Tuesday, April 16, 2013

All The Lonely Feelings And The Burning Memories

I've been watching a few episodes of the first season of M*A*S*H, and I was reminded of a character I'd forgotten about. There was a fourth surgeon who shared the 'Swamp' with Hawkeye, Trapper, and Burns. This guy's name was, apparently, 'Spearchucker' Jones.

"I swear, if you're not talking about my Hail Mary pass...."
Actor and football player Timothy Brown as the good doctor. 
According to Wikipedia the character's full name is Dr. Oliver Harmon 'Spearchucker' Jones. But I am still surprised that a character could be given a somewhat racially offensive nickname on network television, even in the early 1970's. I kinda wondered if the character had been dropped for that reason; but also according to Wikipedia the writers dropped the character because they felt there wasn't room to develop him, with Trapper and Hawkeye being the focus, and also being told that no actual MASH surgeons in Korea were black. 

So where did that nickname come from? Turns out it was in the 1970 MASH movie, which in turn brought it from the original novel. The character of 'Spearchucker' Jones was a surgeon and former football player brought in by the 4077th to play as a ringer in a football game against a rival MASH unit. And yes, the nickname does, at least partially refer to his skill with the passing game. 
"We're not surgeons, we just play them on TV."
Also actor and also football player Fred Williamson, right; Donald Sutherland, left.. 
This would explain why actors and former football stars Fred Williamson and Timothy Brown were tapped to play the character in the movie and TV series, respectively. While such a game never happens in the first season, there is at least one scene in the first episode showing Jones tossing a football with another member of the unit. It seems like a reference to the source material. 

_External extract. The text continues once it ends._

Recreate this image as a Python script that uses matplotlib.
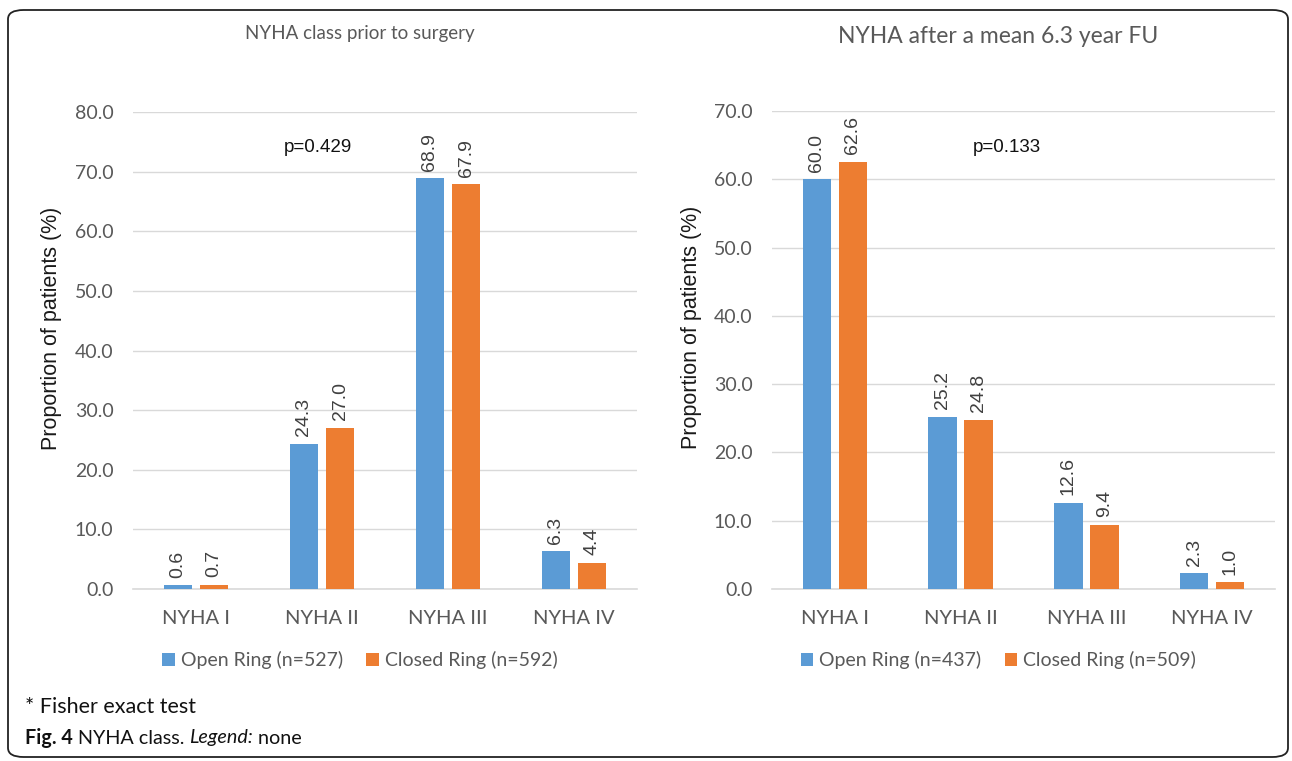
"""Two-panel NYHA class bar chart (before surgery vs follow-up)."""

import matplotlib

matplotlib.use("Agg")
import matplotlib.pyplot as plt
import numpy as np
from matplotlib.patches import FancyBboxPatch

categories = ["NYHA I", "NYHA II", "NYHA III", "NYHA IV"]

pre_open = [0.6, 24.3, 68.9, 6.3]
pre_closed = [0.7, 27.0, 67.9, 4.4]
post_open = [60.0, 25.2, 12.6, 2.3]
post_closed = [62.6, 24.8, 9.4, 1.0]

pre_labels = ["Open Ring (n=527)", "Closed Ring (n=592)"]
post_labels = ["Open Ring (n=437)", "Closed Ring (n=509)"]

BLUE = "#5B9BD5"
ORANGE = "#ED7D31"
GRID = "#D9D9D9"
GREY_TXT = "#595959"
CAL = ["Lato", "DejaVu Sans"]
ARIAL = ["Liberation Sans", "DejaVu Sans"]

fig = plt.figure(figsize=(12.92, 7.61), dpi=100)

# rounded frame around the whole panel
frame = FancyBboxPatch((8 / 1292, 4 / 761), 1280 / 1292, 747 / 761,
                       boxstyle="round,pad=0,rounding_size=0.012",
                       transform=fig.transFigure, fill=False,
                       edgecolor="#222222", linewidth=1.3)
fig.patches.append(frame)

ax1 = fig.add_axes([133 / 1292, 172 / 761, 504 / 1292, 477 / 761])
ax2 = fig.add_axes([772 / 1292, 172 / 761, 503 / 1292, 478 / 761])


def draw_panel(ax, open_vals, closed_vals, ymax, title, title_size, title_y, pval, p_xy, labels,
               ylab_x):
    x = np.arange(len(categories))
    w = 0.225
    b1 = ax.bar(x - 0.143, open_vals, w, color=BLUE, label=labels[0], zorder=3)
    b2 = ax.bar(x + 0.143, closed_vals, w, color=ORANGE, label=labels[1], zorder=3)
    for bars, vals in ((b1, open_vals), (b2, closed_vals)):
        for rect, v in zip(bars, vals):
            ax.annotate(f"{v:.1f}", (rect.get_x() + rect.get_width() / 2, v),
                        xytext=(0, 5.5), textcoords="offset points",
                        rotation=90, ha="center", va="bottom",
                        fontsize=14, color="#404040", family=ARIAL)
    ax.set_xlim(-0.5, len(categories) - 0.5)
    ax.set_ylim(0, ymax)
    ticks = np.arange(0, ymax + 0.1, 10)
    ax.set_yticks(ticks)
    ax.set_yticklabels([f"{t:.1f}" for t in ticks])
    ax.set_xticks(x)
    ax.set_xticklabels(categories)
    ax.tick_params(axis="y", length=0, pad=14, labelsize=14, labelcolor=GREY_TXT)
    ax.tick_params(axis="x", length=0, pad=15, labelsize=14.5, labelcolor=GREY_TXT)
    for lab in ax.get_xticklabels() + ax.get_yticklabels():
        lab.set_family(CAL)
    for side in ("top", "right", "left"):
        ax.spines[side].set_visible(False)
    ax.spines["bottom"].set_color(GRID)
    ax.spines["bottom"].set_linewidth(1.2)
    ax.grid(axis="y", color=GRID, linewidth=1.0, zorder=0)
    ax.set_axisbelow(True)
    ax.set_ylabel("Proportion of patients (%)", fontsize=15.5, family=ARIAL,
                  color="#1a1a1a")
    ax.yaxis.set_label_coords(ylab_x, 0.547)
    ax.text(p_xy[0], p_xy[1], pval, fontsize=13.5, family=ARIAL,
            ha="left", va="center", color="#111111")
    ax.text(0.45, title_y, title, transform=ax.transAxes, ha="center", va="center",
            fontsize=title_size, family=CAL, color=GREY_TXT)
    ax.legend(loc="center", bbox_to_anchor=(0.45, -0.149), ncol=2, frameon=False,
              handlelength=0.65, handleheight=0.65, handletextpad=0.3,
              columnspacing=1.2, prop={"family": CAL, "size": 14},
              labelcolor=GREY_TXT)


draw_panel(ax1, pre_open, pre_closed, 80, "NYHA class prior to surgery", 13.5, 1.165,
           "p=0.429", (0.7, 74.0), pre_labels, -0.141)
draw_panel(ax2, post_open, post_closed, 70, "NYHA after a mean 6.3 year FU", 16.5, 1.155,
           "p=0.133", (1.1, 64.6), post_labels, -0.139)

fig.text(25 / 1292, 1 - 707 / 761, "* Fisher exact test", fontsize=15.5, family=CAL,
         color="#111111", ha="left", va="center")

# caption with mixed weights
renderer = fig.canvas.get_renderer()
cx = 25 / 1292
cy = 1 - 738 / 761
parts = [("Fig. 4", "bold", "normal"), (" NYHA class. ", "normal", "normal"),
         ("Legend:", "normal", "italic"), (" none", "normal", "normal")]
for txt, weight, style in parts:
    t = fig.text(cx, cy, txt, fontsize=14.2, family=CAL, weight=weight, style=style,
                 color="#111111", ha="left", va="center")
    bb = t.get_window_extent(renderer=renderer)
    cx += bb.width / fig.bbox.width

fig.savefig("out.png", dpi=100)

Of course, MASH wasn't the only war movie that Donald Sutherland appeared in during 1970. The other was the combat/caper movie Kelly's Heroes, with Clint Eastwood, Telly Savalas, Don Rickles, and Sutherland playing an anachronistic proto-hippie tank driver named Oddball. 

"To a Pittsburgher like you, a hoagie is some type of...wait, where are you from again?"
Sutherland as Oddball.
Honestly, this bizarre role was much better suited to Sutherland's efforts than his part as Hawkeye Pierce, in my opinion. To me, Alan Alda is Hawkeye and Donald Sutherland is Oddball. Incidentally, that Sherman he drives, as well as the German Tigers that appear are the real deal and a very well-done mock-up, respectively. Since the movie was made in Yugoslavia, the producers had access to genuine Shermans held in reserve by the Yugoslav army, as well as a replica of a Tiger made for a government-sponsored movie about World War II.

Of course, Kelly's Heroes wasn't the only WWII movie made in 1970 that was full of armored action. George C. Scott delivered a masterful performance as Ol' Blood And Guts himself, General George S. Patton in the classic Patton. However, armored accuracy was another story. While Kelly's Heroes was able to present accurate fighting vehicles, Patton, filmed in Spain, went with what was on hand.

"George, it's not fair, using tanks that haven't been designed yet. You've got an unsporting advantage. Not that the fact seems to bother you much."
The armor used to portray American and British tanks in the movie were M24 Chaffee light tanks, while for the German armor, the larger, heavier, and more ironically-named in this instance M47 Patton tanks, both used by the Spanish army, were thinly veiled for the purposes of the movie.

"HA HA HA! VE HAFF GESCHTOLEN EIN PANZERS FROM ZE FUTURE SIEG HEIL!"
Of course, I've run out of war movies from 1970.